The Biden administration Thursday issued a new asylum processing regulation in efforts to accelerate the asylum and deportation process at the US-Mexico border.
This regulation is in response to the record influx of migrants seeking entrance to the US. The final asylum rule, still unpublished, will go into effect in late May or early June of this year. The final rule has not been substantially altered from its initial proposal in August 2021.
The policy will begin to allow border officers to either accept or reject migrants’ claims for protection once they cross over the border. This will essentially accelerate the process by allowing migrants to skip the US immigration courts, where their cases are consistently backlogged for years at a time. The immigration courts, at the end of February, had more than 670,000 pending cases.
Instead, migrants will have their entrance claims heard by asylum officers. The majority of migrants come from Mexico and Central America, but in recent years migrants have been traced back to further reaches of the world. This most notably includes migrants fleeing from Ukraine in the wake of the Russian invasion.
The Department of Homeland Security, which is issuing the new rule jointly with the Department of Justice, has been outspoken against the current handling of the asylum system for years. The departments have hope that the process will provide an “expedited removal” in order to resolve cases quicker and more effectively. An official within the US Citizenship and Immigration Services department explained that the process will be gradually put together and will initially start with a small number of migrants. Currently, border officials have been detaining more than 13,000 undocumented immigrants per day.

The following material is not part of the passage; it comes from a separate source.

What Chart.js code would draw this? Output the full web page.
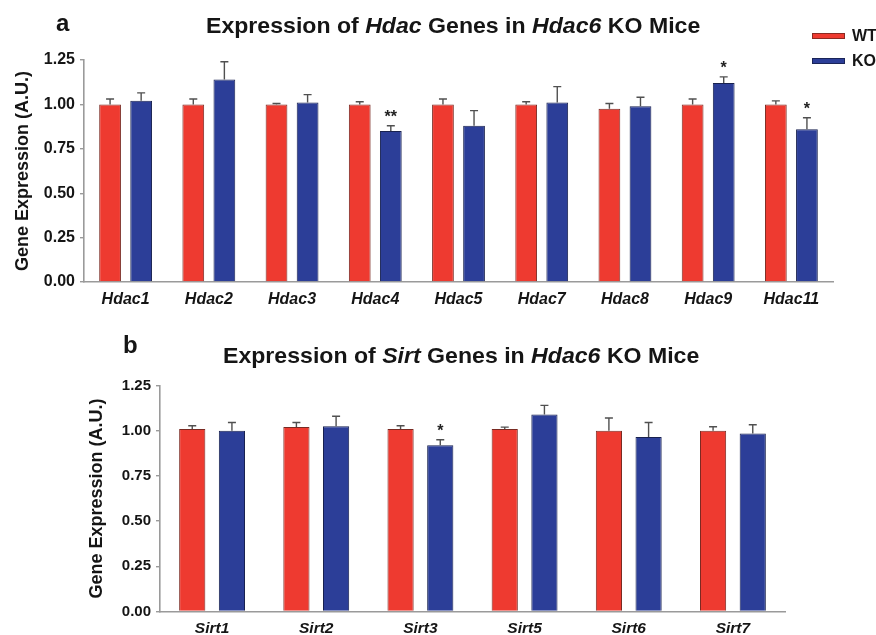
<!DOCTYPE html>
<html>
<head>
<meta charset="utf-8">
<script src="https://cdn.jsdelivr.net/npm/chart.js@4/dist/chart.umd.min.js"></script>
<style>
  html, body { margin: 0; padding: 0; background: #fff; }
  body { width: 876px; height: 635px; position: relative; overflow: hidden;
         font-family: "Liberation Sans", Arial, sans-serif; color: #151515; }
  canvas { position: absolute; left: 0; }
  .txt { position: absolute; white-space: nowrap; font-weight: bold; line-height: 1; }
  .panel { font-size: 24px; }
  .title { font-size: 22px; transform: scaleX(1.05); transform-origin: left top; }
  .leg { position: absolute; height: 6px; width: 33px; box-sizing: border-box; }
  .legtxt { font-size: 16px; }
</style>
</head>
<body>
<canvas id="chartA" width="876" height="310" style="top:0"></canvas>
<canvas id="chartB" width="876" height="305" style="top:330px"></canvas>

<div class="txt panel" style="left:56px;top:11px">a</div>
<div class="txt title" style="left:206px;top:15px">Expression of <i>Hdac</i> Genes in <i>Hdac6</i> KO Mice</div>
<div class="txt panel" style="left:123px;top:333px">b</div>
<div class="txt title" style="left:223px;top:345px">Expression of <i>Sirt</i> Genes in <i>Hdac6</i> KO Mice</div>

<div class="leg" style="left:812px;top:33px;background:#ee3a30;border:1px solid #8a2a22"></div>
<div class="txt legtxt" style="left:852px;top:28px">WT</div>
<div class="leg" style="left:812px;top:58px;background:#2c3e98;border:1px solid #1a2458"></div>
<div class="txt legtxt" style="left:852px;top:53px">KO</div>

<script>
// Panel a: class I/II/IV histone deacetylases
const genesA   = ['Hdac1', 'Hdac2', 'Hdac3', 'Hdac4', 'Hdac5', 'Hdac7', 'Hdac8', 'Hdac9', 'Hdac11'];
const wtA      = [1.00, 1.00, 1.00, 1.00, 1.00, 1.00, 0.975, 1.00, 1.00];
const wtErrA   = [0.03, 0.03, 0.005, 0.015, 0.03, 0.015, 0.03, 0.03, 0.02];
const koA      = [1.02, 1.14, 1.01, 0.85, 0.88, 1.01, 0.99, 1.12, 0.86];
const koErrA   = [0.045, 0.10, 0.045, 0.03, 0.085, 0.09, 0.05, 0.035, 0.065];
const sigA     = ['', '', '', '**', '', '', '', '*', '*'];

// Panel b: sirtuins
const genesB   = ['Sirt1', 'Sirt2', 'Sirt3', 'Sirt5', 'Sirt6', 'Sirt7'];
const wtB      = [1.01, 1.02, 1.01, 1.01, 1.00, 1.00];
const wtErrB   = [0.017, 0.025, 0.017, 0.01, 0.07, 0.022];
const koB      = [1.00, 1.025, 0.92, 1.09, 0.965, 0.985];
const koErrB   = [0.045, 0.055, 0.03, 0.05, 0.08, 0.048];
const sigB     = ['', '', '*', '', '', ''];

const yTicks   = [0, 0.25, 0.5, 0.75, 1.0, 1.25];

const FONT = '"Liberation Sans", Arial, sans-serif';
const RED = '#ee3a30', RED_EDGE = '#7a2a22';
const BLUE = '#2c3e98', BLUE_EDGE = '#18214f';
const AXIS = '#9a9a9a';
const INK = '#151515';

// Upper SEM whiskers plus significance marks over the KO bars
const errorBars = {
  id: 'errorBars',
  afterDatasetsDraw(chart) {
    const ctx = chart.ctx;
    const y = chart.scales.y;
    ctx.save();
    chart.data.datasets.forEach((ds, i) => {
      const meta = chart.getDatasetMeta(i);
      meta.data.forEach((bar, j) => {
        const top = y.getPixelForValue(ds.data[j] + ds.err[j]);
        ctx.strokeStyle = '#505050';
        ctx.lineWidth = 1.4;
        ctx.beginPath();
        ctx.moveTo(bar.x, bar.y);
        ctx.lineTo(bar.x, top);
        ctx.moveTo(bar.x - 4, top);
        ctx.lineTo(bar.x + 4, top);
        ctx.stroke();
        if (ds.sig && ds.sig[j]) {
          ctx.fillStyle = '#222';
          ctx.font = 'bold 16px ' + FONT;
          ctx.textAlign = 'center';
          ctx.textBaseline = 'middle';
          ctx.fillText(ds.sig[j], bar.x, top - 8);
        }
      });
    });
    ctx.restore();
  }
};

function makeChart(id, labels, wt, wtErr, ko, koErr, sig, geom) {
  return new Chart(document.getElementById(id), {
    type: 'bar',
    data: {
      labels: labels,
      datasets: [
        { label: 'WT', data: wt, err: wtErr, backgroundColor: RED, borderColor: RED_EDGE,
          borderWidth: 1, categoryPercentage: geom.cat, barPercentage: geom.bar },
        { label: 'KO', data: ko, err: koErr, sig: sig, backgroundColor: BLUE, borderColor: BLUE_EDGE,
          borderWidth: 1, categoryPercentage: geom.cat, barPercentage: geom.bar }
      ]
    },
    options: {
      responsive: false,
      animation: false,
      devicePixelRatio: 1,
      layout: { padding: { left: 0, right: geom.right, top: geom.top, bottom: 0 } },
      plugins: { legend: { display: false }, tooltip: { enabled: false } },
      scales: {
        x: {
          grid: { display: false, drawTicks: false },
          border: { display: true, color: AXIS, width: 1.6 },
          ticks: { color: INK, padding: 8, font: { family: FONT, size: geom.xfs, weight: 'bold', style: 'italic' } },
          afterFit(scale) { scale.height = geom.xh; }
        },
        y: {
          min: 0, max: 1.25,
          afterBuildTicks(scale) { scale.ticks = yTicks.map(v => ({ value: v })); },
          grid: { drawOnChartArea: false, drawTicks: true, tickLength: 4, color: AXIS, lineWidth: 1.4 },
          border: { display: true, color: AXIS, width: 1.6 },
          ticks: { color: INK, padding: 5, font: { family: FONT, size: geom.yfs, weight: 'bold' },
                   callback: v => Number(v).toFixed(2) },
          title: { display: true, text: 'Gene Expression (A.U.)', color: INK,
                   font: { family: FONT, size: 18, weight: 'bold' }, padding: { top: geom.tpad, bottom: 0 } },
          afterFit(scale) { scale.width = geom.yw; }
        }
      }
    },
    plugins: [errorBars]
  });
}

makeChart('chartA', genesA, wtA, wtErrA, koA, koErrA, sigA,
  { cat: 0.747, bar: 0.70, right: 43, top: 60, xh: 28, yw: 84, tpad: 12, xfs: 16, yfs: 16 });
makeChart('chartB', genesB, wtB, wtErrB, koB, koErrB, sigB,
  { cat: 0.762, bar: 0.66, right: 91, top: 55.5, xh: 23.5, yw: 160, tpad: 86, xfs: 15.5, yfs: 15 });
</script>
</body>
</html>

The idea is that by adding less cases to the immigration court docket, the backlog of asylum cases, which currently account for 40 percent of all backlogged cases, will be drastically reduced. While the new rule aims to speed up this process and limit the hurdles placed on migrants, immigration advocates have their concerns as well.
In addition to this new policy, the Biden administration has hopes to also repeal the controversial Title 42 order, initiated by former President Donald Trump. The order allowed border authorities to expel migrants crossing the border to Mexico and other countries in an effort to combat the spread of COVID-19.